Sentencing in the federal system

Crimes Act 1914 (Cth), s 16A: the court must impose a sentence of a severity appropriate in all the circumstances, having regard to the matters in s 16A(2), including the nature and circumstances of the offence, contrition, cooperation, and the offender's antecedents.

Federal sentencing has its own logic. General deterrence is given heavy weight in importation matters, and at marketable and commercial quantities full-time imprisonment is the usual outcome — that should be said plainly. Within that reality, role is the great variable: the courts distinguish sharply between principals, organisers, and the couriers and collectors recruited at the edges of a syndicate. Quantity, role, plea timing, cooperation and the subjective case all bear on where a sentence falls within a very wide range. Every matter turns on its own facts.

Commonwealth drug charges also routinely arrive with asset restraint under the Proceeds of Crime Act 2002 (Cth) — frozen accounts and restrained property, on a civil standard, before any conviction. That parallel proceeding needs its own strategy from the outset; see Proceeds of Crime.

How Lenz Legal approaches Commonwealth drug matters

These are the matters where senior, methodical defence work earns its keep. Dean Lenz's approach: deal with bail and any asset restraint immediately; obtain the full brief — including the warrants, authorisations and intercept product, not just the summary — and map the prosecution case element by element before any position is taken. Knowledge and recklessness, identity on the intercepts, the lawfulness of the operation and the quantity case are each tested on their merits.
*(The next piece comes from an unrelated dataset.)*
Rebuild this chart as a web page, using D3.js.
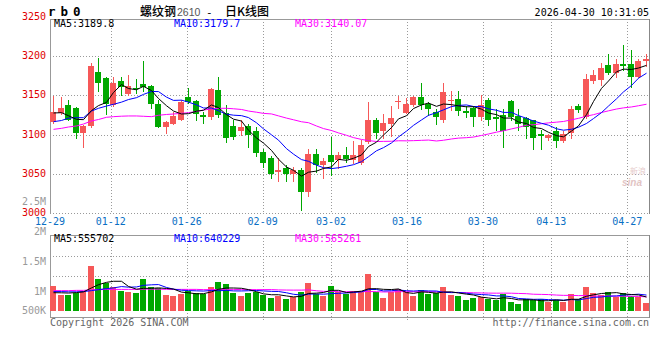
<!DOCTYPE html>
<html><head><meta charset="utf-8">
<script src="https://cdn.jsdelivr.net/npm/d3@7"></script>
<style>html,body{margin:0;padding:0;background:#fff;} svg{display:block;font-family:"DejaVu Sans Mono",monospace;}</style>
</head><body><svg id="c" width="660" height="360"></svg>
<script>
// ---------- data ----------
const dates = ["12-29","12-30","12-31","01-05","01-06","01-07","01-08","01-09","01-12","01-13",
"01-14","01-15","01-16","01-19","01-20","01-21","01-22","01-23","01-26","01-27",
"01-28","01-29","01-30","02-02","02-03","02-04","02-05","02-06","02-09","02-10",
"02-11","02-12","02-13","02-24","02-25","02-26","02-27","03-02","03-03","03-04",
"03-05","03-06","03-09","03-10","03-11","03-12","03-13","03-16","03-17","03-18",
"03-19","03-20","03-23","03-24","03-25","03-26","03-27","03-30","03-31","04-01",
"04-02","04-03","04-07","04-08","04-09","04-10","04-13","04-14","04-15","04-16",
"04-17","04-20","04-21","04-22","04-23","04-24","04-27","04-28","04-29","04-30"];
const open  = [3116,3128,3138,3134,3102,3111,3180,3172,3138,3168, 3152,3160,3165,3162,3139,3109,3114,3119,3148,3143,
 3125,3122,3157,3127,3111,3104,3111,3105,3078,3070, 3052,3057,3049,3055,3027,3075,3061,3074,3067,3074,
 3068,3064,3091,3119,3105,3114,3141,3128,3138,3148, 3139,3129,3119,3143,3146,3130,3134,3123,3144,3122,
 3125,3143,3124,3121,3118,3101,3095,3105,3092,3102, 3136,3123,3169,3170,3189,3179,3190,3190,3174,3194];
const high  = [3149,3148,3144,3135,3112,3192,3198,3173,3174,3173, 3176,3171,3194,3163,3144,3117,3129,3144,3160,3144,
 3129,3160,3174,3138,3118,3118,3113,3110,3082,3073, 3070,3061,3058,3057,3082,3082,3070,3097,3078,3084,
 3092,3093,3142,3121,3126,3136,3149,3147,3149,3166, 3142,3132,3166,3155,3155,3136,3136,3151,3147,3132,
 3132,3144,3132,3123,3119,3106,3101,3110,3104,3136, 3139,3178,3183,3191,3203,3196,3215,3208,3197,3203];
const low   = [3115,3126,3118,3095,3084,3109,3155,3126,3136,3151, 3151,3153,3155,3134,3109,3102,3113,3118,3140,3119,
 3115,3120,3123,3091,3094,3099,3084,3072,3059,3045, 3041,3040,3040,3003,3021,3052,3045,3048,3057,3065,
 3063,3062,3089,3095,3095,3098,3134,3127,3136,3132, 3125,3114,3116,3131,3125,3123,3111,3119,3112,3106,
 3084,3118,3106,3095,3081,3082,3093,3084,3091,3095, 3129,3121,3166,3163,3178,3174,3183,3161,3173,3188];
const close = [3129,3134,3119,3102,3111,3187,3166,3139,3166,3161, 3162,3158,3161,3139,3110,3116,3124,3142,3141,3126,
 3122,3158,3125,3096,3097,3110,3099,3076,3063,3050, 3054,3049,3055,3026,3075,3061,3066,3065,3074,3069,
 3074,3087,3119,3102,3115,3121,3143,3139,3148,3138, 3133,3122,3154,3144,3130,3127,3123,3138,3119,3120,
 3105,3123,3113,3109,3095,3098,3099,3092,3101,3132, 3131,3171,3176,3185,3179,3190,3188,3174,3194,3196];
const volume = [1008000,641000,641000,735000,816000,1824000,1294000,1118000,955000,816000,
 763000,735000,1294000,955000,914000,641000,612000,669000,816000,710000,
 669000,980000,1184000,1090000,710000,612000,710000,763000,641000,531000,
 612000,465000,571000,751000,1118000,682000,600000,1008000,751000,669000,
 804000,751000,1498000,776000,531000,763000,873000,751000,612000,845000,
 669000,710000,980000,641000,612000,437000,531000,547000,465000,437000,
 669000,367000,273000,478000,437000,478000,367000,437000,367000,682000,
 478000,980000,735000,641000,763000,571000,722000,600000,571000,327000];
// moving-average values before enough visible history exists
const ma5Head  = [3127.5,3127.9,3124,3119.4];
const ma10Head = [3116.4,3117.9,3121,3121.5,3121.5,3130,3133.5,3136.4,3138.6];
const ma30Head = [3106.6,3107.9,3109.6,3110.9,3113.4,3117.3,3119.2,3122,3122.8,3123.4,
 3123.7,3123.7,3123.3,3122.8,3124.6,3125.6,3126.2,3127.1,3127.9,3129.4,
 3131.3,3132.6,3133.5,3133.5,3132.9,3132,3130,3128.5,3127];
const vma5Head  = [735000,730000,720000,740000];
const vma10Head = [780000,780000,770000,770000,780000,820000,860000,900000,930000];
const vma30Head = [820000,820000,820000,830000,830000,850000,860000,870000,870000,870000,
 870000,870000,880000,880000,880000,870000,870000,870000,870000,870000,
 860000,860000,870000,870000,870000,860000,860000,860000,860000];
const tickLabels = ["12-29","01-12","01-26","02-09","03-02","03-16","03-30","04-13","04-27"];
const priceTicks = [3000,3050,3100,3150,3200,3250];
const volTicks = [2500000,2000000,1500000,1000000,500000];
const volTickLabels = ["2.5M","2M","1.5M","1M","500K"];

// ---------- helpers ----------
function movAvg(series, n, head){
  return series.map((_, i) => i < head.length ? head[i] : d3.mean(series.slice(i - n + 1, i + 1)));
}
const ma5 = movAvg(close,5,ma5Head), ma10 = movAvg(close,10,ma10Head), ma30 = movAvg(close,30,ma30Head);
const vma5 = movAvg(volume,5,vma5Head), vma10 = movAvg(volume,10,vma10Head), vma30 = movAvg(volume,30,vma30Head);

const RED = "#f65858", GREEN = "#00a800", GRID = "#9a9a9a", BORDER = "#999";
const L = 50, R = 649, mTop = 19, mBot = 213, vTop = 235, vBot = 317;

const svg = d3.select("#c");
const xBand = d3.scaleBand().domain(dates).range([49, 649]);
const xGrid = d3.scalePoint().domain(dates).range([50, 650]);
const y = d3.scaleLinear().domain([3000, 3250]).range([212.7, 17.2]);
const vy = d3.scaleLinear().domain([0, 1000000]).range([310.7, 286.2]);
const vLab = d3.scaleLinear().domain([0, 2500000]).range([351, 201]);
const bx = d => Math.round(xBand(d) + 1);
const cx = d => bx(d) + 3;

const defs = svg.append("defs");
defs.append("clipPath").attr("id","cm").append("rect").attr("x",L).attr("y",mTop).attr("width",R-L).attr("height",mBot-mTop);
defs.append("clipPath").attr("id","cv").append("rect").attr("x",L).attr("y",vTop).attr("width",R-L).attr("height",vBot-vTop);

// ---------- grid ----------
const g = svg.append("g");
priceTicks.filter(v => v > 3000 && v < 3250).forEach(v => {
  const yy = Math.round(y(v)) + 0.5;
  g.append("line").attr("x1",L).attr("x2",R).attr("y1",yy).attr("y2",yy)
   .attr("stroke",GRID).attr("stroke-dasharray","1,2");
});
[0.25, 0.5].forEach(f => {
  const yy = Math.round(vTop + (vBot - vTop) * f) + 0.5;
  g.append("line").attr("x1",L).attr("x2",R).attr("y1",yy).attr("y2",yy)
   .attr("stroke",GRID).attr("stroke-dasharray","1,2");
});
tickLabels.slice(1).forEach(d => {
  const xx = Math.round(xGrid(d)) + 0.5;
  g.append("line").attr("x1",xx).attr("x2",xx).attr("y1",mTop).attr("y2",mBot)
   .attr("stroke",GRID).attr("stroke-dasharray","1,2");
  g.append("line").attr("x1",xx).attr("x2",xx).attr("y1",vTop).attr("y2",vBot+4)
   .attr("stroke",GRID).attr("stroke-dasharray","1,2");
});

// borders
const bd = svg.append("g").attr("stroke",BORDER).attr("shape-rendering","crispEdges");
bd.append("line").attr("x1",L).attr("x2",R).attr("y1",mTop+0.5).attr("y2",mTop+0.5);
bd.append("line").attr("x1",L).attr("x2",R).attr("y1",mBot+0.5).attr("y2",mBot+0.5).attr("stroke-dasharray","1,2");
bd.append("line").attr("x1",L+0.5).attr("x2",L+0.5).attr("y1",mTop).attr("y2",mBot+1);
bd.append("line").attr("x1",R+0.5).attr("x2",R+0.5).attr("y1",mTop).attr("y2",mBot+1).attr("stroke","#888");
bd.append("line").attr("x1",L).attr("x2",R).attr("y1",vTop+0.5).attr("y2",vTop+0.5);
bd.append("line").attr("x1",L).attr("x2",R+1).attr("y1",vBot+0.5).attr("y2",vBot+0.5);
bd.append("line").attr("x1",L+0.5).attr("x2",L+0.5).attr("y1",vTop).attr("y2",vBot+1);
bd.append("line").attr("x1",R+0.5).attr("x2",R+0.5).attr("y1",vTop).attr("y2",vBot+1).attr("stroke","#888");

// watermark logo
svg.append("text").attr("x",622).attr("y",186).attr("font-family","Liberation Sans, sans-serif")
  .attr("font-style","italic").attr("font-weight","bold").attr("font-size",10).attr("fill","#e2c4c4").text("sina");
svg.append("text").attr("x",630).attr("y",174).attr("font-family","Noto Sans CJK SC").attr("font-size",8).attr("fill","#e6cccc").text("新浪");

// ---------- candles ----------
const cg = svg.append("g").attr("clip-path","url(#cm)").attr("shape-rendering","crispEdges");
dates.forEach((d, i) => {
  const up = close[i] >= open[i];
  const col = up ? RED : GREEN;
  const x0 = bx(d);
  cg.append("line").attr("x1",x0+3.5).attr("x2",x0+3.5)
    .attr("y1",Math.round(y(high[i]))).attr("y2",Math.round(y(low[i]))+1).attr("stroke",col);
  const yt = Math.round(y(Math.max(open[i],close[i])));
  const yb = Math.round(y(Math.min(open[i],close[i])));
  cg.append("rect").attr("x",x0).attr("width",6).attr("y",yt).attr("height",Math.max(1,yb-yt)).attr("fill",col);
});

// MA lines
const lineP = arr => d3.line().x((v,i)=>cx(dates[i])+0.5).y(v=>y(v))(arr);
const mg = svg.append("g").attr("clip-path","url(#cm)").attr("fill","none").attr("stroke-width",1);
mg.append("path").attr("d",lineP(ma30)).attr("stroke","#ff00ff");
mg.append("path").attr("d",lineP(ma10)).attr("stroke","#0000ff");
mg.append("path").attr("d",lineP(ma5)).attr("stroke","#000");

// ---------- volume ----------
const vg = svg.append("g").attr("clip-path","url(#cv)").attr("shape-rendering","crispEdges");
dates.forEach((d, i) => {
  const col = close[i] >= open[i] ? RED : GREEN;
  const yt = Math.round(vy(volume[i]));
  vg.append("rect").attr("x",bx(d)).attr("width",6).attr("y",yt).attr("height",Math.round(vy(0))-yt).attr("fill",col);
});
const vLine = arr => d3.line().x((v,i)=>cx(dates[i])+0.5).y(v=>vy(v))(arr);
const vmg = svg.append("g").attr("clip-path","url(#cv)").attr("fill","none").attr("stroke-width",1);
vmg.append("path").attr("d",vLine(vma30)).attr("stroke","#ff00ff");
vmg.append("path").attr("d",vLine(vma10)).attr("stroke","#0000ff");
vmg.append("path").attr("d",vLine(vma5)).attr("stroke","#000");

// ---------- texts ----------
const t = (x,yy,s,opt={}) => {
  const e = svg.append("text").attr("x",x).attr("y",yy).text(s).attr("font-size",opt.size||10)
    .attr("fill",opt.fill||"#000");
  if (opt.anchor) e.attr("text-anchor",opt.anchor);
  if (opt.family) e.attr("font-family",opt.family);
  if (opt.weight) e.attr("font-weight",opt.weight);
  if (opt.ls) e.attr("letter-spacing",opt.ls);
  return e;
};
priceTicks.forEach(v => t(46, y(v)+3, String(v), {anchor:"end", fill:"#e00000"}));
volTicks.forEach((v,i) => t(46, Math.min(vLab(v), 310.7)+3.5, volTickLabels[i], {anchor:"end", fill:"#9a9a9a"}));
tickLabels.forEach(d => t(xGrid(d), 225, d, {anchor:"middle", fill:"#0a6fc4"}));

t(48, 16, "r b 0", {size:12.5, weight:"bold", family:"DejaVu Sans Mono, monospace", ls:"-1.3"});
t(140, 15.5, "螺纹钢", {size:12, family:"Noto Sans CJK SC", weight:"500"});
t(177, 15.5, "2610", {size:10.5, fill:"#555", family:"Liberation Sans, sans-serif"});
t(206, 15.5, "-", {size:11});
t(225, 15.5, "日K线图", {size:12, family:"Noto Sans CJK SC", weight:"500"});
t(649, 15.5, "2026-04-30 10:31:05", {anchor:"end"});

t(54, 27.3, "MA5:3189.8");
t(174, 27.3, "MA10:3179.7", {fill:"#0000ff"});
t(295, 27.3, "MA30:3140.07", {fill:"#ff00ff"});
t(54, 242.3, "MA5:555702");
t(174, 242.3, "MA10:640229", {fill:"#0000ff"});
t(295, 242.3, "MA30:565261", {fill:"#ff00ff"});

t(50, 326.3, "Copyright 2026 SINA.COM", {fill:"#666"});
t(649, 326.3, "http://finance.sina.com.cn", {anchor:"end", fill:"#666"});
</script></body></html>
Where trial is the right course, it is prepared as a trial from the beginning, with counsel briefed early. Where a plea is the realistic course, the work turns to the agreed facts — role above all — the timing of the plea, and a subjective case built for the federal sentencing framework. In matters of this seriousness, the difference between an unprepared and a prepared position is measured in years.

If you have been arrested, contacted by the AFP, or had a search warrant executed — or someone close to you has — get advice before anyone answers questions. In Commonwealth matters, the record of interview is permanent and the investigators are well ahead of you by the time they knock.

Importation & trafficking — your questions answered

What is the difference between supply and trafficking?

Supply is the NSW state charge for dealing within the state, prosecuted under the Drug Misuse and Trafficking Act 1985 (NSW). Trafficking and importation are Commonwealth charges under Part 9.1 of the Criminal Code (Cth) — different investigators (AFP, Border Force), a different prosecutor (the CDPP), different quantity thresholds and a separate federal sentencing regime, with maximums up to life imprisonment.

What are marketable and commercial quantities?

The two Commonwealth thresholds that escalate the charge, set per drug — for cocaine, 2 grams is marketable and 2 kilograms is commercial. Marketable quantity importation carries a 25-year maximum; commercial quantity carries life. The thresholds are far lower than most people expect.

Can importation charges be defended?

Yes. Knowledge or recklessness as to the substance is the usual battleground, particularly in courier and package cases — alongside identity on intercepted communications, the lawfulness of warrants and controlled operations, and the analysis of the substance itself. Which issue has real prospects is a judgement made on the full brief. Every matter turns on its own facts.

What is a controlled operation?

A lawfully authorised covert operation in which a detected consignment is allowed to continue under surveillance — often with the drugs substituted — to identify those awaiting it. The authorisation and its limits are matters the defence is entitled to obtain and test.